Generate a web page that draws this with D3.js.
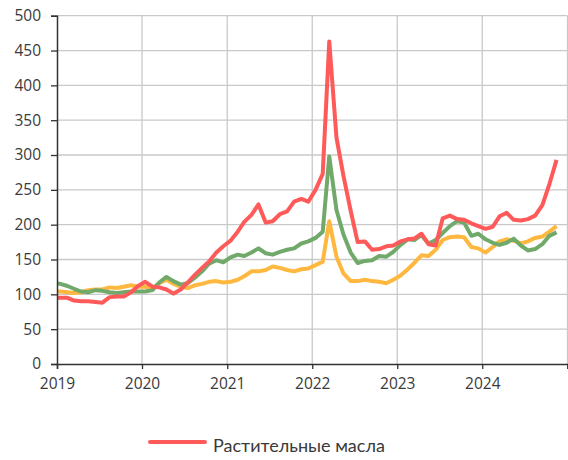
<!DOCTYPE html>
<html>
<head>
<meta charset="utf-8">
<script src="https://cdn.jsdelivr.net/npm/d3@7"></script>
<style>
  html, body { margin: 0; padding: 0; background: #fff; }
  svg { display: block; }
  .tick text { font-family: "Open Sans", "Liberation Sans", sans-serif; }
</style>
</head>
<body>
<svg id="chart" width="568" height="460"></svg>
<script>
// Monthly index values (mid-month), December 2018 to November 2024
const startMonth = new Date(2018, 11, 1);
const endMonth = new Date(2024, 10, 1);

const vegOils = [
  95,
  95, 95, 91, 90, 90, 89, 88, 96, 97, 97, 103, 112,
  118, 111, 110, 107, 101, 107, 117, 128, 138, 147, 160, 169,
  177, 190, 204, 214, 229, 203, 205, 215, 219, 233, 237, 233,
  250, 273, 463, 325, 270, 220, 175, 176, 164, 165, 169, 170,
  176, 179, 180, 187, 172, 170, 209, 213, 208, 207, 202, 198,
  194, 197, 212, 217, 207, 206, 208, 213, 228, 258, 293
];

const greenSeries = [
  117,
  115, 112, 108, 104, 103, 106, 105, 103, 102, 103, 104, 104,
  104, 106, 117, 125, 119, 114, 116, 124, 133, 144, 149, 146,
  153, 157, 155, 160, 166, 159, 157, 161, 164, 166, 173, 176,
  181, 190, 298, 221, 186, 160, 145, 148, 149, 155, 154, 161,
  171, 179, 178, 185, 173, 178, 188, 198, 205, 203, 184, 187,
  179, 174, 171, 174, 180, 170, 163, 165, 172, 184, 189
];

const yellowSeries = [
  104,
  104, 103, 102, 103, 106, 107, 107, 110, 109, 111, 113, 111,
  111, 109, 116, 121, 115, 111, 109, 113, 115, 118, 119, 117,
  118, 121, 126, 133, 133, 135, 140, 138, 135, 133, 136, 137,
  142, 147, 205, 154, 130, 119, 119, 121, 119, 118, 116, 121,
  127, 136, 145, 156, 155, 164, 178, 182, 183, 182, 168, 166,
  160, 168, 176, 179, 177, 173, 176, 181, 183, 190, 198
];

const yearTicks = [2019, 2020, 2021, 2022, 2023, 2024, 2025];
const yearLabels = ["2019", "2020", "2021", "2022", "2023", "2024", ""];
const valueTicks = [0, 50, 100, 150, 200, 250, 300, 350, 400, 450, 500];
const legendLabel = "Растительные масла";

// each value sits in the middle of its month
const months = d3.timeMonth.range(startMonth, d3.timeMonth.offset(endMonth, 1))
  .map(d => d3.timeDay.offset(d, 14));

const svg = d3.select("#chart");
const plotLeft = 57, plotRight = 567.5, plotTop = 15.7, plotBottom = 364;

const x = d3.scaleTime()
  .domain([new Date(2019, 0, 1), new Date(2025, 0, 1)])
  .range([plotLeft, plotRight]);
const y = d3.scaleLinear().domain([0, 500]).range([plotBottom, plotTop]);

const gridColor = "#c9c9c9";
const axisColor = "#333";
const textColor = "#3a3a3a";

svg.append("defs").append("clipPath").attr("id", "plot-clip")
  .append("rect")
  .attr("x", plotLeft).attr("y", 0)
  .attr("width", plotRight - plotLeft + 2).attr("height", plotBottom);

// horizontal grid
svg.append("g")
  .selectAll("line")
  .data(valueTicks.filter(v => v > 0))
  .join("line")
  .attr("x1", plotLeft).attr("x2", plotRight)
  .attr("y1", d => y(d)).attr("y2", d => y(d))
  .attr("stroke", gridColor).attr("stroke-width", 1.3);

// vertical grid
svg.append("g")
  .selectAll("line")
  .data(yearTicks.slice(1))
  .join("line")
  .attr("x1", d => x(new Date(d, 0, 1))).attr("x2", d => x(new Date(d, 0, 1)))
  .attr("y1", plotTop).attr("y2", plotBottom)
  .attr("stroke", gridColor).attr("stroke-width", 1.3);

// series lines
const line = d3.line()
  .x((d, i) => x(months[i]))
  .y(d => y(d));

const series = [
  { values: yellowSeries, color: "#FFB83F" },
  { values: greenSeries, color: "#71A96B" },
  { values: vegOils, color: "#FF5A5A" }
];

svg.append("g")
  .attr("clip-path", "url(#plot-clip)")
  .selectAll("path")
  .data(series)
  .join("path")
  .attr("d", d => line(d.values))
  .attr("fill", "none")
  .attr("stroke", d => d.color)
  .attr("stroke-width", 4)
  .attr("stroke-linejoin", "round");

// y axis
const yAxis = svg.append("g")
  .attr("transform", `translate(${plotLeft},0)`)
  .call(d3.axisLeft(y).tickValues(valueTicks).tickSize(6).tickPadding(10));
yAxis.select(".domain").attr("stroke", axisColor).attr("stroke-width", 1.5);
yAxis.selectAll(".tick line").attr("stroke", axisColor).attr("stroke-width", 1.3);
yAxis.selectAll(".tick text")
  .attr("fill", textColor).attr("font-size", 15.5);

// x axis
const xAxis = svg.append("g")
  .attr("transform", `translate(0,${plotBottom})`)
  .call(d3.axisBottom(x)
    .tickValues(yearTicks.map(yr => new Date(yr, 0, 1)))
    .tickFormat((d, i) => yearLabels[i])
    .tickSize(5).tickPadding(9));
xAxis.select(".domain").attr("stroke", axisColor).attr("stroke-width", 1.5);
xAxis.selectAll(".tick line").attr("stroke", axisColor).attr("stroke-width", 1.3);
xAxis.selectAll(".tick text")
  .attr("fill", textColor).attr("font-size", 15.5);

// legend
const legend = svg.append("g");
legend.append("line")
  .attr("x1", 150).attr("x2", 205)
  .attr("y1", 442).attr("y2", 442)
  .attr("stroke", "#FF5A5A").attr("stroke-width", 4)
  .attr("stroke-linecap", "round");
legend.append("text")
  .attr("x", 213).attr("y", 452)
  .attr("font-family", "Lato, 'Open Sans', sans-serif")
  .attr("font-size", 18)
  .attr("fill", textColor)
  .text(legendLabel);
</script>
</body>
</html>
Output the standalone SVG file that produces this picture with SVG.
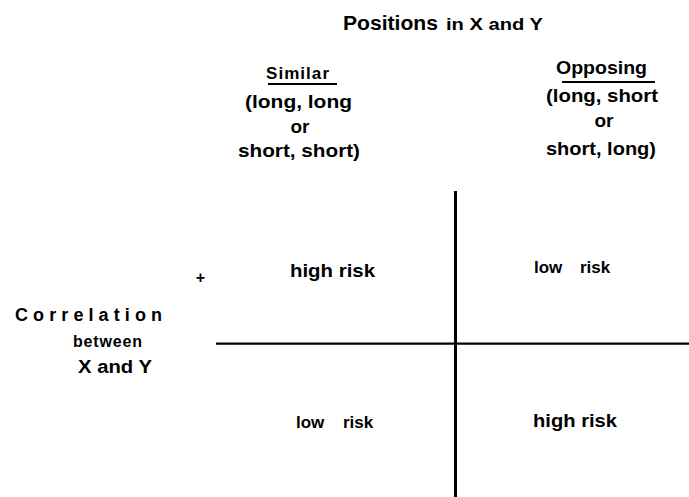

* * *

> THE EXERCISE:
Without the pictures, output the full listing exactly as it stands.

> ANSWER TO THIS TASK:
Generate a web page that draws this with D3.js.
<!DOCTYPE html>
<html>
<head>
<meta charset="utf-8">
<script src="https://cdn.jsdelivr.net/npm/d3@7"></script>
<style>
  html, body { margin: 0; padding: 0; background: #fff; }
  svg { display: block; }
  .tick text { font-family: "Open Sans", "Liberation Sans", sans-serif; }
</style>
</head>
<body>
<svg id="chart" width="568" height="460"></svg>
<script>
// Monthly index values (mid-month), December 2018 to November 2024
const startMonth = new Date(2018, 11, 1);
const endMonth = new Date(2024, 10, 1);

const vegOils = [
  95,
  95, 95, 91, 90, 90, 89, 88, 96, 97, 97, 103, 112,
  118, 111, 110, 107, 101, 107, 117, 128, 138, 147, 160, 169,
  177, 190, 204, 214, 229, 203, 205, 215, 219, 233, 237, 233,
  250, 273, 463, 325, 270, 220, 175, 176, 164, 165, 169, 170,
  176, 179, 180, 187, 172, 170, 209, 213, 208, 207, 202, 198,
  194, 197, 212, 217, 207, 206, 208, 213, 228, 258, 293
];

const greenSeries = [
  117,
  115, 112, 108, 104, 103, 106, 105, 103, 102, 103, 104, 104,
  104, 106, 117, 125, 119, 114, 116, 124, 133, 144, 149, 146,
  153, 157, 155, 160, 166, 159, 157, 161, 164, 166, 173, 176,
  181, 190, 298, 221, 186, 160, 145, 148, 149, 155, 154, 161,
  171, 179, 178, 185, 173, 178, 188, 198, 205, 203, 184, 187,
  179, 174, 171, 174, 180, 170, 163, 165, 172, 184, 189
];

const yellowSeries = [
  104,
  104, 103, 102, 103, 106, 107, 107, 110, 109, 111, 113, 111,
  111, 109, 116, 121, 115, 111, 109, 113, 115, 118, 119, 117,
  118, 121, 126, 133, 133, 135, 140, 138, 135, 133, 136, 137,
  142, 147, 205, 154, 130, 119, 119, 121, 119, 118, 116, 121,
  127, 136, 145, 156, 155, 164, 178, 182, 183, 182, 168, 166,
  160, 168, 176, 179, 177, 173, 176, 181, 183, 190, 198
];

const yearTicks = [2019, 2020, 2021, 2022, 2023, 2024, 2025];
const yearLabels = ["2019", "2020", "2021", "2022", "2023", "2024", ""];
const valueTicks = [0, 50, 100, 150, 200, 250, 300, 350, 400, 450, 500];
const legendLabel = "Растительные масла";

// each value sits in the middle of its month
const months = d3.timeMonth.range(startMonth, d3.timeMonth.offset(endMonth, 1))
  .map(d => d3.timeDay.offset(d, 14));

const svg = d3.select("#chart");
const plotLeft = 57, plotRight = 567.5, plotTop = 15.7, plotBottom = 364;

const x = d3.scaleTime()
  .domain([new Date(2019, 0, 1), new Date(2025, 0, 1)])
  .range([plotLeft, plotRight]);
const y = d3.scaleLinear().domain([0, 500]).range([plotBottom, plotTop]);

const gridColor = "#c9c9c9";
const axisColor = "#333";
const textColor = "#3a3a3a";

svg.append("defs").append("clipPath").attr("id", "plot-clip")
  .append("rect")
  .attr("x", plotLeft).attr("y", 0)
  .attr("width", plotRight - plotLeft + 2).attr("height", plotBottom);

// horizontal grid
svg.append("g")
  .selectAll("line")
  .data(valueTicks.filter(v => v > 0))
  .join("line")
  .attr("x1", plotLeft).attr("x2", plotRight)
  .attr("y1", d => y(d)).attr("y2", d => y(d))
  .attr("stroke", gridColor).attr("stroke-width", 1.3);

// vertical grid
svg.append("g")
  .selectAll("line")
  .data(yearTicks.slice(1))
  .join("line")
  .attr("x1", d => x(new Date(d, 0, 1))).attr("x2", d => x(new Date(d, 0, 1)))
  .attr("y1", plotTop).attr("y2", plotBottom)
  .attr("stroke", gridColor).attr("stroke-width", 1.3);

// series lines
const line = d3.line()
  .x((d, i) => x(months[i]))
  .y(d => y(d));

const series = [
  { values: yellowSeries, color: "#FFB83F" },
  { values: greenSeries, color: "#71A96B" },
  { values: vegOils, color: "#FF5A5A" }
];

svg.append("g")
  .attr("clip-path", "url(#plot-clip)")
  .selectAll("path")
  .data(series)
  .join("path")
  .attr("d", d => line(d.values))
  .attr("fill", "none")
  .attr("stroke", d => d.color)
  .attr("stroke-width", 4)
  .attr("stroke-linejoin", "round");

// y axis
const yAxis = svg.append("g")
  .attr("transform", `translate(${plotLeft},0)`)
  .call(d3.axisLeft(y).tickValues(valueTicks).tickSize(6).tickPadding(10));
yAxis.select(".domain").attr("stroke", axisColor).attr("stroke-width", 1.5);
yAxis.selectAll(".tick line").attr("stroke", axisColor).attr("stroke-width", 1.3);
yAxis.selectAll(".tick text")
  .attr("fill", textColor).attr("font-size", 15.5);

// x axis
const xAxis = svg.append("g")
  .attr("transform", `translate(0,${plotBottom})`)
  .call(d3.axisBottom(x)
    .tickValues(yearTicks.map(yr => new Date(yr, 0, 1)))
    .tickFormat((d, i) => yearLabels[i])
    .tickSize(5).tickPadding(9));
xAxis.select(".domain").attr("stroke", axisColor).attr("stroke-width", 1.5);
xAxis.selectAll(".tick line").attr("stroke", axisColor).attr("stroke-width", 1.3);
xAxis.selectAll(".tick text")
  .attr("fill", textColor).attr("font-size", 15.5);

// legend
const legend = svg.append("g");
legend.append("line")
  .attr("x1", 150).attr("x2", 205)
  .attr("y1", 442).attr("y2", 442)
  .attr("stroke", "#FF5A5A").attr("stroke-width", 4)
  .attr("stroke-linecap", "round");
legend.append("text")
  .attr("x", 213).attr("y", 452)
  .attr("font-family", "Lato, 'Open Sans', sans-serif")
  .attr("font-size", 18)
  .attr("fill", textColor)
  .text(legendLabel);
</script>
</body>
</html>
Output the standalone SVG file that produces this picture with SVG.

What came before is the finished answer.